RECORDS FOR THE EXERCISE

--- BEGIN ---

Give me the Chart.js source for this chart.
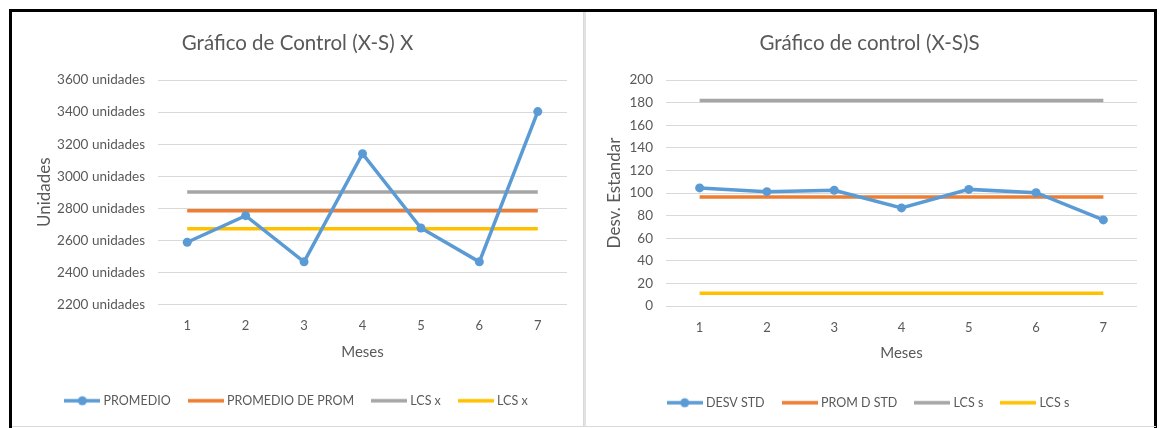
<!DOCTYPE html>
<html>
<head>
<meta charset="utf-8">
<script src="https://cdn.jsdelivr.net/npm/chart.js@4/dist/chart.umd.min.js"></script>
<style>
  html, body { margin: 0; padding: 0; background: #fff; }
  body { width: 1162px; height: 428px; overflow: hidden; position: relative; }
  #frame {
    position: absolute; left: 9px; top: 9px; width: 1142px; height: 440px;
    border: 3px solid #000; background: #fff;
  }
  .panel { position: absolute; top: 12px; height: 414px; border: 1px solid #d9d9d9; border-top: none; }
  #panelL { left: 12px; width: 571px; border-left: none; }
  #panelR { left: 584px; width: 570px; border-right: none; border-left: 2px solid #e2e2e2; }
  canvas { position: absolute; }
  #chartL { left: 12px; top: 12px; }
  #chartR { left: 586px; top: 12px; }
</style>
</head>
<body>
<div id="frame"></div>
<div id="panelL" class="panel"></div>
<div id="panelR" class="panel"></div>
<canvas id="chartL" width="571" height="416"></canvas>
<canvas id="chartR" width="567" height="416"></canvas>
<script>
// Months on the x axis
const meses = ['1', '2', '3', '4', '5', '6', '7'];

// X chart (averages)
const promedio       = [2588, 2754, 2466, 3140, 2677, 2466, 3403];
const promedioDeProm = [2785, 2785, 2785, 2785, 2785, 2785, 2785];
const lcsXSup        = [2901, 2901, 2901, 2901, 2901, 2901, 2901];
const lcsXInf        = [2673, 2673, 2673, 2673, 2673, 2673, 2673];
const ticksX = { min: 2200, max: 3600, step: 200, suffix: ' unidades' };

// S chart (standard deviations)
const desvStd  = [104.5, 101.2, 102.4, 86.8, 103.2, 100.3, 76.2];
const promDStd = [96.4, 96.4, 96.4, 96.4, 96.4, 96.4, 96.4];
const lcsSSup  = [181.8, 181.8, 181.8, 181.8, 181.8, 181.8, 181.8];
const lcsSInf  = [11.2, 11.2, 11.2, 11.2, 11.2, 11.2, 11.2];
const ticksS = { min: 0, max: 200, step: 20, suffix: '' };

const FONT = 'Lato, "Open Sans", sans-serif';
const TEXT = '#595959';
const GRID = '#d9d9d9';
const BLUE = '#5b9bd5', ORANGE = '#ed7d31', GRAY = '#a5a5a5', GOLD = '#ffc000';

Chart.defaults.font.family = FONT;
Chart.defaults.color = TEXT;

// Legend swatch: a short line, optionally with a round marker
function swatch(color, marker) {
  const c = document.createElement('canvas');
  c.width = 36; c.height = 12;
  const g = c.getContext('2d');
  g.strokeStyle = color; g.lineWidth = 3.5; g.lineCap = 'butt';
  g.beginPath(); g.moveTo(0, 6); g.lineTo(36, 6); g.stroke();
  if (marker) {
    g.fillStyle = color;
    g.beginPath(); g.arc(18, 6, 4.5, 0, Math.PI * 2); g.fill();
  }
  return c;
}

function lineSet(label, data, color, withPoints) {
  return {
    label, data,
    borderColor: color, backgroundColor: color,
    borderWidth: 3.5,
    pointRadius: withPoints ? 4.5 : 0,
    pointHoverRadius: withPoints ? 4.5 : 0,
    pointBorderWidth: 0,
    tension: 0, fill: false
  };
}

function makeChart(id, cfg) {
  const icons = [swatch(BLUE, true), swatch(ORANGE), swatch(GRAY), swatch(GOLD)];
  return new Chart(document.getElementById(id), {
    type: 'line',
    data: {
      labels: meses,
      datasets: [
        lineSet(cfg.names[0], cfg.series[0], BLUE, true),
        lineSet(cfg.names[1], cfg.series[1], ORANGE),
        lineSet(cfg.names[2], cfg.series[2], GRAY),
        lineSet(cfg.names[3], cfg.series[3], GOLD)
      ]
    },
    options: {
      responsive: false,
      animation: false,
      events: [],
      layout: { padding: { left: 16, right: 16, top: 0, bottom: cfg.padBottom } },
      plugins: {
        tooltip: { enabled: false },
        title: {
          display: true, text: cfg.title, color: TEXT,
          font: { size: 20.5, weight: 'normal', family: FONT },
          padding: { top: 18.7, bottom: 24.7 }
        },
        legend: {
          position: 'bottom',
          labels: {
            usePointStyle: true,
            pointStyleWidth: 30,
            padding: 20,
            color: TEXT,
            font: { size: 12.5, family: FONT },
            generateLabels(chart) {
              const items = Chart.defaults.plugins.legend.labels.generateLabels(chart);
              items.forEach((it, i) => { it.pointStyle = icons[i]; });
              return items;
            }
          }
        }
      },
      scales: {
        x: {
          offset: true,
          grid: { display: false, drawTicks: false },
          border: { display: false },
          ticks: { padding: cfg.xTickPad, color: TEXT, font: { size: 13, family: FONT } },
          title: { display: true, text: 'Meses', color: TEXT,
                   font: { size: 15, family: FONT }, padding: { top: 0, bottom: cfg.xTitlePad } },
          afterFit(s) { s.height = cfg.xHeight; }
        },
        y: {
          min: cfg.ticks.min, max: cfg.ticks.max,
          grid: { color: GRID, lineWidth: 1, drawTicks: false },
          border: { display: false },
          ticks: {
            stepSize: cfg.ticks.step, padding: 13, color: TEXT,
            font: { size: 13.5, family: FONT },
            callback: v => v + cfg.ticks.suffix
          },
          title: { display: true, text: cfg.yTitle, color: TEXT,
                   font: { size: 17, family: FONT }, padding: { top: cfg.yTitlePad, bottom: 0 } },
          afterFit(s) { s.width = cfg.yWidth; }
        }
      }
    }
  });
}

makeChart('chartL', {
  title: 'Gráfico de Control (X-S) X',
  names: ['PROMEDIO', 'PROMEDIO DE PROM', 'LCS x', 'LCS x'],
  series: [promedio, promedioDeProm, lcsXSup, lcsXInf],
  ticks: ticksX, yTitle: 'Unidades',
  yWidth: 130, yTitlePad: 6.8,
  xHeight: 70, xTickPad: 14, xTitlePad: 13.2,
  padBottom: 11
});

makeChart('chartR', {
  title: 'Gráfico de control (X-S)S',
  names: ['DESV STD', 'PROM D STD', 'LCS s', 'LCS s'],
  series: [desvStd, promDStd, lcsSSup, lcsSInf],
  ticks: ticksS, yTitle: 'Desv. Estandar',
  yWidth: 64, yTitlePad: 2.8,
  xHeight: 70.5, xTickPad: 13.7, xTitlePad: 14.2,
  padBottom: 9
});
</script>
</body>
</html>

--- END ---
--- BEGIN ---

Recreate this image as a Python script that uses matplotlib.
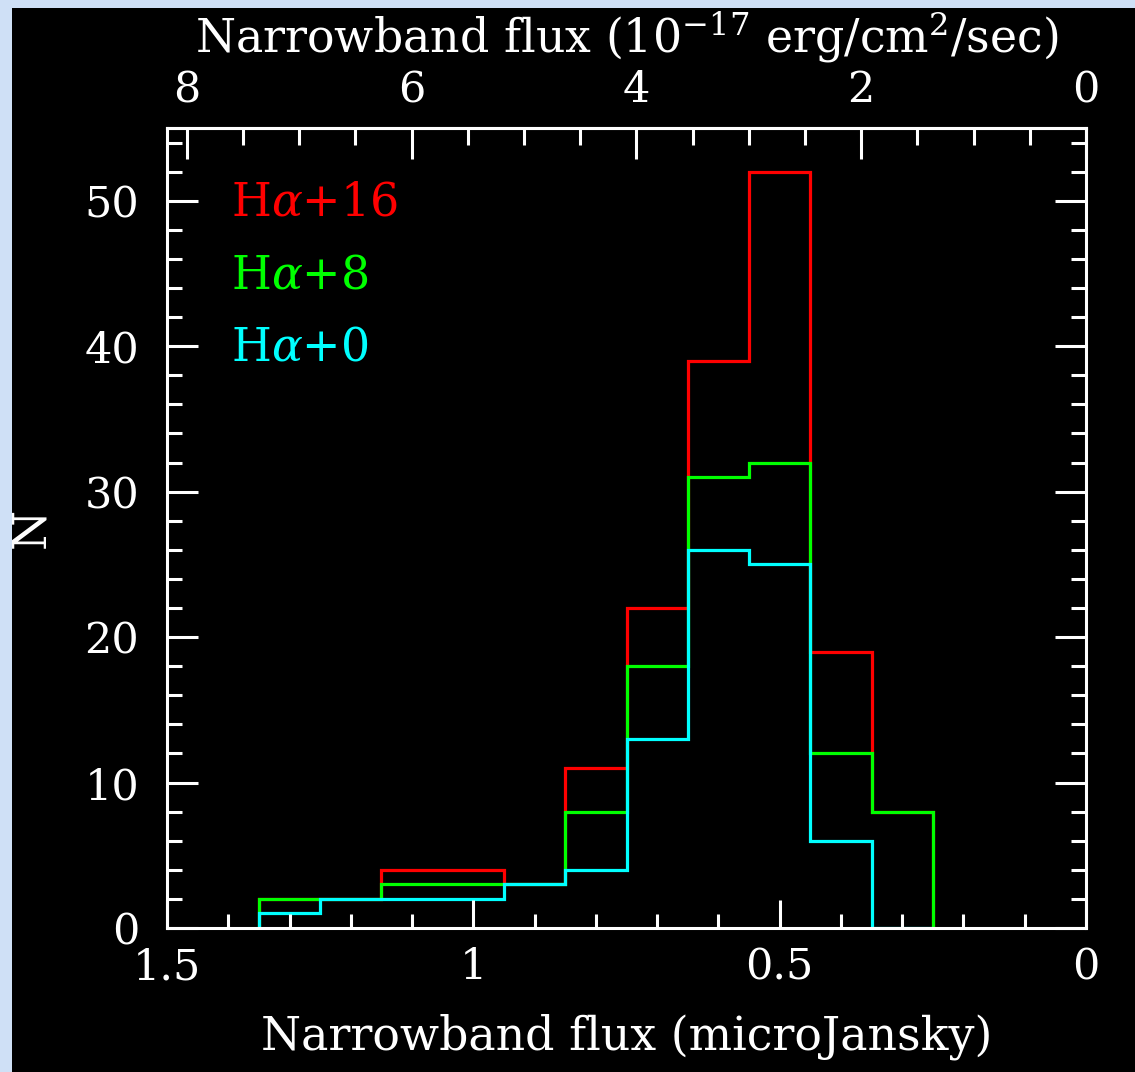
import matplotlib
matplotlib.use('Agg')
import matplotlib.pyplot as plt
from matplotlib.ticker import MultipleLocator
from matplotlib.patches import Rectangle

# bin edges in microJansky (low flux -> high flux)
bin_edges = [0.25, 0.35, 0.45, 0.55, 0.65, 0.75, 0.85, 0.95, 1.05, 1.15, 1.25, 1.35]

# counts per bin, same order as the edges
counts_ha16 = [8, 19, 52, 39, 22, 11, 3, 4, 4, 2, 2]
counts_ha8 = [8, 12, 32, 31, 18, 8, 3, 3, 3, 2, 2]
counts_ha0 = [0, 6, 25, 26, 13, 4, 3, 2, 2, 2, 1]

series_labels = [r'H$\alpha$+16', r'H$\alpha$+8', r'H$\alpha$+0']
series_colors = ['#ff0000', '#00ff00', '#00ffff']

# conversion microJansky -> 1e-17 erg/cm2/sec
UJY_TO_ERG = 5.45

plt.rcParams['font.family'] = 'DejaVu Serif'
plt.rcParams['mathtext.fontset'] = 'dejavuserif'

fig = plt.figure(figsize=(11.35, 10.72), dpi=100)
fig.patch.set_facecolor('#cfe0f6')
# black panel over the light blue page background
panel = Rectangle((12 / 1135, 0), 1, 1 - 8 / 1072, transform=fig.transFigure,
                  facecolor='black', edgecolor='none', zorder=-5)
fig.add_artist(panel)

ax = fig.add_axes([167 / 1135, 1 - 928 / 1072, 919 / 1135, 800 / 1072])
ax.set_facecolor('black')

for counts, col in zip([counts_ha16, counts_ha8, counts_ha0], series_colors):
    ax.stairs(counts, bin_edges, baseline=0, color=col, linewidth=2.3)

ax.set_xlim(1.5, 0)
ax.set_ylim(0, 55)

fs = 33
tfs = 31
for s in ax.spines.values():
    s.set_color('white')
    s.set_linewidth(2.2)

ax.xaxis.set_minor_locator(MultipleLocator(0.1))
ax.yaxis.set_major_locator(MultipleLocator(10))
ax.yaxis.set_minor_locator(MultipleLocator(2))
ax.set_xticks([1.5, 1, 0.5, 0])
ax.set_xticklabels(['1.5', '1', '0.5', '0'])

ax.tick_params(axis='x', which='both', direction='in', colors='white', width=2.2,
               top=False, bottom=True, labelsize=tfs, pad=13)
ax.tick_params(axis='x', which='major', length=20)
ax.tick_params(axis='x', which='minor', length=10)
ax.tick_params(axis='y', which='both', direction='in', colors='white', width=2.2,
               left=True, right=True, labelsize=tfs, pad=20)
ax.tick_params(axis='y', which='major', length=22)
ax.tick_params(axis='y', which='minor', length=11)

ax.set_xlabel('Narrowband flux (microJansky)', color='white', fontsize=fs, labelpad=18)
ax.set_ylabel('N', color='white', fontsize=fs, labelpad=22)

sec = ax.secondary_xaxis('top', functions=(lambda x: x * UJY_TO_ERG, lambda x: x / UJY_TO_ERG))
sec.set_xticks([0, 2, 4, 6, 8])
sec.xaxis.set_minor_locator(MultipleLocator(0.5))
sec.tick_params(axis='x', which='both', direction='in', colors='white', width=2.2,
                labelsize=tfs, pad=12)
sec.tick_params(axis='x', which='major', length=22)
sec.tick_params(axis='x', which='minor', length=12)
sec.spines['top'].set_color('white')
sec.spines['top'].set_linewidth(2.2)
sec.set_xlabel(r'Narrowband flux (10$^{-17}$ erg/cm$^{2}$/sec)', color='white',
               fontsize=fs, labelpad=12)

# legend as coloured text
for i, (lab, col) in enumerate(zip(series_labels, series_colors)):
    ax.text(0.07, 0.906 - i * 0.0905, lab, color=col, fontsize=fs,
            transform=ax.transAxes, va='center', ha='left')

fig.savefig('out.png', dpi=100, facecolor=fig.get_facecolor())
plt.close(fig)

--- END ---

WHAT THE TASK ASKS
Pick out the lines above that hold the string "script" and show them.

EXERCISE ANSWER
<script src="https://cdn.jsdelivr.net/npm/chart.js@4/dist/chart.umd.min.js"></script>
<script>
</script>
Recreate this image as a Python script that uses matplotlib.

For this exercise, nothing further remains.